Planting a Butterfly Garden: The Ultimate Guide
Butterfly gardens are a great way to bring life and color into your yard. Butterfly gardens are full-sun gardens that are filled with plants that attract butterflies. These plants are generally nectar-producing flowers. Nectar-producing flowers are usually beautiful, so you have the double benefit of attracting butterflies and adding beauty to your yard. Whether you have a lot of available space or just room for a few planters, planting a butterfly garden is a rewarding experience. Many butterflies are becoming endangered, but you can do your bit to encourage these beautiful creatures into your garden when deciding on your planting scheme. Choose their favorites and create a butterfly paradise. Here are a few simple ideas that you can use to get started.
Tips & Ideas
1. Plant on the patio
If you want to get up-close and personal, plant irresistible blooms in pots or in beds at the edges of patios. Butterflies will happily sup on nectar from a variety of plants, so choose carefully to have flowers in bloom throughout the summer.
2. Butterfly pots
Verbenas and heliotrope are much-loved by butterflies and are also long-flowering, providing them with food for many months. Plant trailing verbena in baskets and on the sides of large pots and raised beds. Blend heliotrope and jewel-colored upright verbenas with compact, single-flowered cosmos varieties, bedding salvias, or tender lantana.
3. Bedding feast
Gloriously colorful and vibrant zinnias are the sort of flowering plants that make both gardeners and butterflies happy. Their cheery flowers repeat through summer if dead-headed regularly. Other tempting bedding plants include fragrant wallflowers, single french marigolds, oregano, Mexican sunflower (tithonia), single dahlias, sweet alyssum (lobularia maritima) and lavender.
4. Nectar of the gods
The ultimate nutritious treat for butterflies is a saucer of washed sand saturated with water enriched with sugar syrup and manure. Leave it in full sun and watch them flock in!

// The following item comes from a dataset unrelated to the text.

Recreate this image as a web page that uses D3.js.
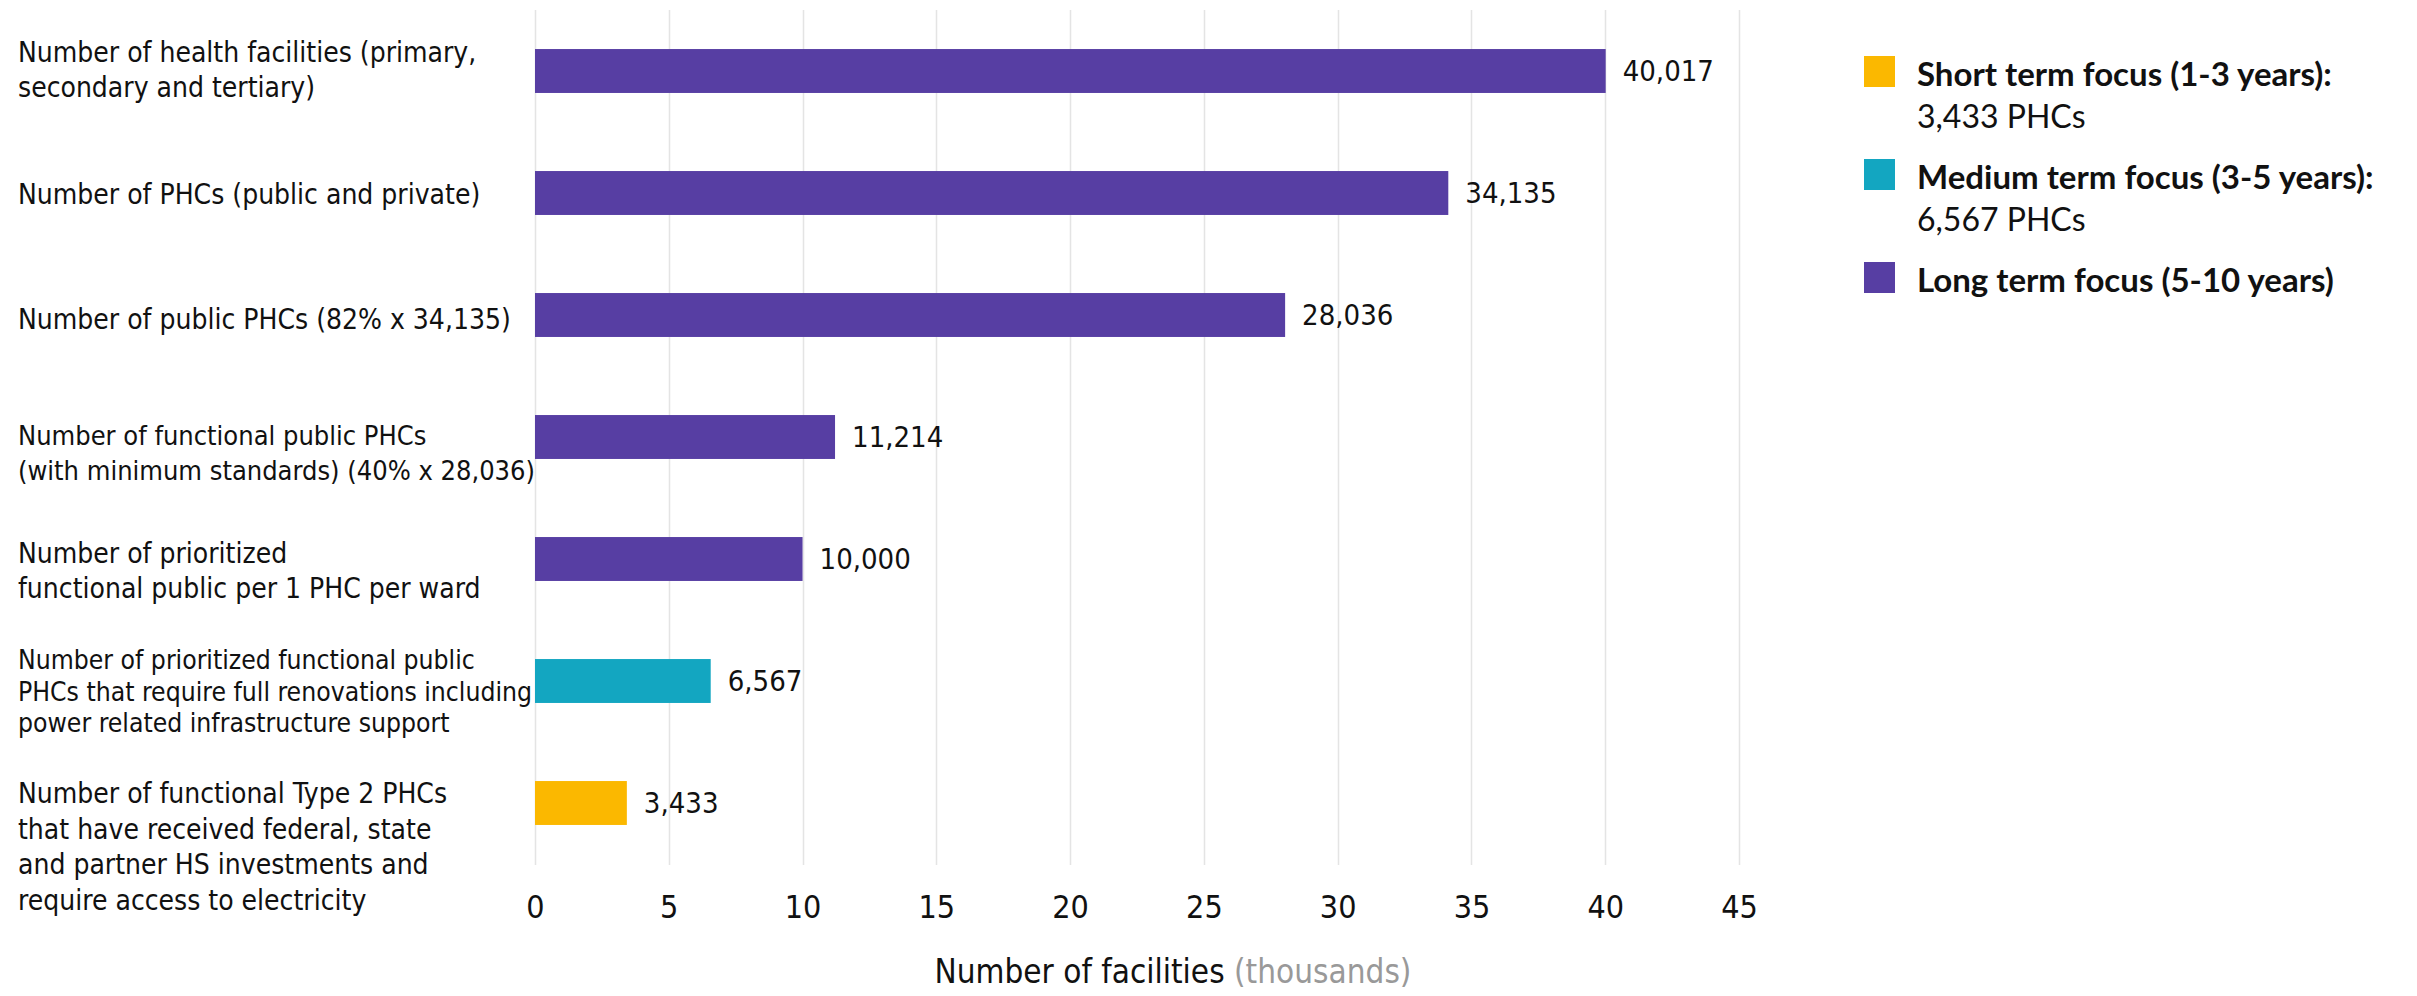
<!DOCTYPE html>
<html>
<head>
<meta charset="utf-8">
<script src="https://cdn.jsdelivr.net/npm/d3@7"></script>
<style>
  body { margin: 0; background: #fff; }
  .chart text { font-family: "Liberation Sans Narrow", "DejaVu Sans Condensed", "Roboto", sans-serif; fill: #111; }
  .chart .legend text { font-family: "Lato", "Open Sans", sans-serif; }
</style>
</head>
<body>
<div class="chart"></div>
<script>
// chart values
const categories = ["health", "phc", "public", "functional", "prioritized", "renovation", "type2"];
const labelLines = [
  ["Number of health facilities (primary,", "secondary and tertiary)"],
  ["Number of PHCs (public and private)"],
  ["Number of public PHCs (82% x 34,135)"],
  ["Number of functional public PHCs", "(with minimum standards) (40% x 28,036)"],
  ["Number of prioritized", "functional public per 1 PHC per ward"],
  ["Number of prioritized functional public", "PHCs that require full renovations including", "power related infrastructure support"],
  ["Number of functional Type 2 PHCs", "that have received federal, state", "and partner HS investments and", "require access to electricity"]
];
const values = [40017, 34135, 28036, 11214, 10000, 6567, 3433];
const focus = ["long", "long", "long", "long", "long", "medium", "short"];
const xTicks = [0, 5, 10, 15, 20, 25, 30, 35, 40, 45];
const legendKeys = ["short", "medium", "long"];
const legendTitles = ["Short term focus (1-3 years):", "Medium term focus (3-5 years):", "Long term focus (5-10 years)"];
const legendNotes = ["3,433 PHCs", "6,567 PHCs", ""];

const width = 2417;
const height = 996;

const colors = d3.scaleOrdinal(legendKeys, ["#fbb800", "#13a6c1", "#573ea3"]);

// label placement tweaks (first baseline offset from band centre, font size, line gap)
const labelShift = [-9, 11, 14, 8, 4, -12, 0];
const labelSize = [28, 28, 28, 27, 28, 26.3, 28];
const labelGap = [34.5, 34.5, 34.5, 34.5, 34.5, 31.5, 35.5];

const svg = d3.select(".chart")
  .append("svg")
  .attr("width", width)
  .attr("height", height);

const x = d3.scaleLinear([0, 45], [535, 1739]);
const y = d3.scaleBand(categories, [10, 864]).paddingInner(0.64).paddingOuter(0.32);

// gridlines
svg.append("g")
  .selectAll("line")
  .data(xTicks)
  .join("line")
  .attr("x1", d => Math.round(x(d)) + 0.5)
  .attr("x2", d => Math.round(x(d)) + 0.5)
  .attr("y1", 10)
  .attr("y2", 865)
  .attr("stroke", "#e4e4e4")
  .attr("stroke-width", 1.5);

// x axis
const axis = svg.append("g")
  .attr("transform", "translate(0,865)")
  .call(d3.axisBottom(x).tickValues(xTicks).tickSize(0).tickFormat(d3.format("d")));
axis.select(".domain").remove();
axis.selectAll("text")
  .attr("y", 53)
  .attr("dy", null)
  .attr("font-size", 32)
  .attr("font-family", null)
  .style("fill", "#111");

// bars
svg.append("g")
  .selectAll("rect")
  .data(values)
  .join("rect")
  .attr("x", x(0))
  .attr("y", (d, i) => y(categories[i]))
  .attr("width", d => x(d / 1000) - x(0))
  .attr("height", y.bandwidth())
  .attr("fill", (d, i) => colors(focus[i]));

// value labels
svg.append("g")
  .selectAll("text")
  .data(values)
  .join("text")
  .attr("x", d => x(d / 1000) + 17)
  .attr("y", (d, i) => y(categories[i]) + y.bandwidth() / 2 + 10)
  .attr("font-size", 29)
  .attr("font-weight", 500)
  .text(d => d3.format(",")(d));

// category labels
const label = svg.append("g")
  .selectAll("text")
  .data(labelLines)
  .join("text")
  .attr("x", 18)
  .attr("y", (d, i) => y(categories[i]) + y.bandwidth() / 2 + labelShift[i])
  .attr("font-size", (d, i) => labelSize[i])
  .attr("font-weight", 300);

label.each(function(lines, i) {
  d3.select(this).selectAll("tspan")
    .data(lines)
    .join("tspan")
    .attr("x", 18)
    .attr("dy", (d, j) => j === 0 ? 0 : labelGap[i])
    .text(d => d);
});

// axis title
const title = svg.append("text")
  .attr("x", 1173)
  .attr("y", 983)
  .attr("text-anchor", "middle")
  .attr("font-size", 33)
  .attr("font-weight", 300);
title.append("tspan").text("Number of facilities ");
title.append("tspan").style("fill", "#999").text("(thousands)");

// legend
const legend = svg.append("g")
  .attr("class", "legend")
  .selectAll("g")
  .data(legendKeys)
  .join("g")
  .attr("transform", (d, i) => `translate(1864,${[56, 159, 262][i]})`);

legend.append("rect")
  .attr("width", 31)
  .attr("height", 31)
  .attr("fill", d => colors(d));

legend.append("text")
  .attr("x", 53)
  .attr("y", 30)
  .attr("font-size", 33)
  .attr("font-weight", 700)
  .text((d, i) => legendTitles[i]);

legend.append("text")
  .attr("x", 53)
  .attr("y", 72)
  .attr("font-size", 32)
  .text((d, i) => legendNotes[i]);
</script>
</body>
</html>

Ensure there is no surface water, so butterflies can land on the sand.
Perfect plants
Butterflies like to be warm, so grow plants that they find attractive in sunny beds. To keep these beautiful and beneficial insects visiting your garden, offer a good selection of plants to provide nectar from spring all the way through to autumn. Spring flowers will pep up insects after winter hibernation, while autumn ones will allow butterflies to build up essential food reserves.
1. Long-standing favorite
The tall stems of Verbena bonariensis provide nectar from spring until the first frosts. These airy plants look elegant scattered through other plants or when used as a see-through screen.
2. Cottage-garden style
Centranthus ruber is an amazing sight when its flowers are covered in a haze of feeding butterflies. The rich red blooms appear from mid-summer until autumn, when the plant will self-seed ready for another year.
3. Bright and showy
The butterfly weed Asclepias tuberosa is a perennial, so it flowers reliably year after year. The 3ft-tall plant is topped by striking orange flowerheads and develops long seed pods in the autumn.
4. Delectable beds
Flowering from late summer into autumn, hebes provide a late feast for butterflies. There are many different varieties, in a shade and size to suit every garden, and their evergreen foliage is welcome in winter.
5. Butterfly bush
Found along railways, roadsides, and on wasteland, buddlejas are tough plants
that are easy to grow in any soil. Their dense panicles of multi-colored flowers are paradise for butterflies into the autumn.
Great nectar producing plants
Any Location
- Butterfly Bush
- Butterfly Weed
- Marigold
- Verbena
- Aster
- Lavender
- Lobelia
- Coreopsis
- Phlox
Northern States
- Clover
- Coneflower
- Daylily
- Aster
- Snakeroot
Southern States
- Salvia
- Lantana
- Red Pentas
- Porterweed
Do you like the idea of a butterfly gardening? Have you already tried to grow it? Tell me in comments!
Happy gardening!
I've done some very limited butterfly gardening in the past — planted a few milkweed plants in my vegetable beds. I'm going to try to create a much more vigorous pollinator garden this year. Thanks for the information here — I think it will help!
Amy Henchey
Silver Spring, Maryand
I plant vegetables nearly every summer, and have become concerned over the scarcity of butterflies in the recent years, and would like to dedicate a portion of my yard to butterflies this year.
What are the easiest to plant and care for flowers I can use? I am a handicapped 71 years young grandma and won't be able to keep gardening for many more years so must make this first garden continue for years to come.
Thank you for any advice.
I live in central KY and loved to watch the monarchs migrate in flocks years ago. Now we rarely see any.
One of the best plants I ever planted was a 1 gallon butterfly bush near our front gate. It's now a 20' high tree and I come home to butterflies ever day.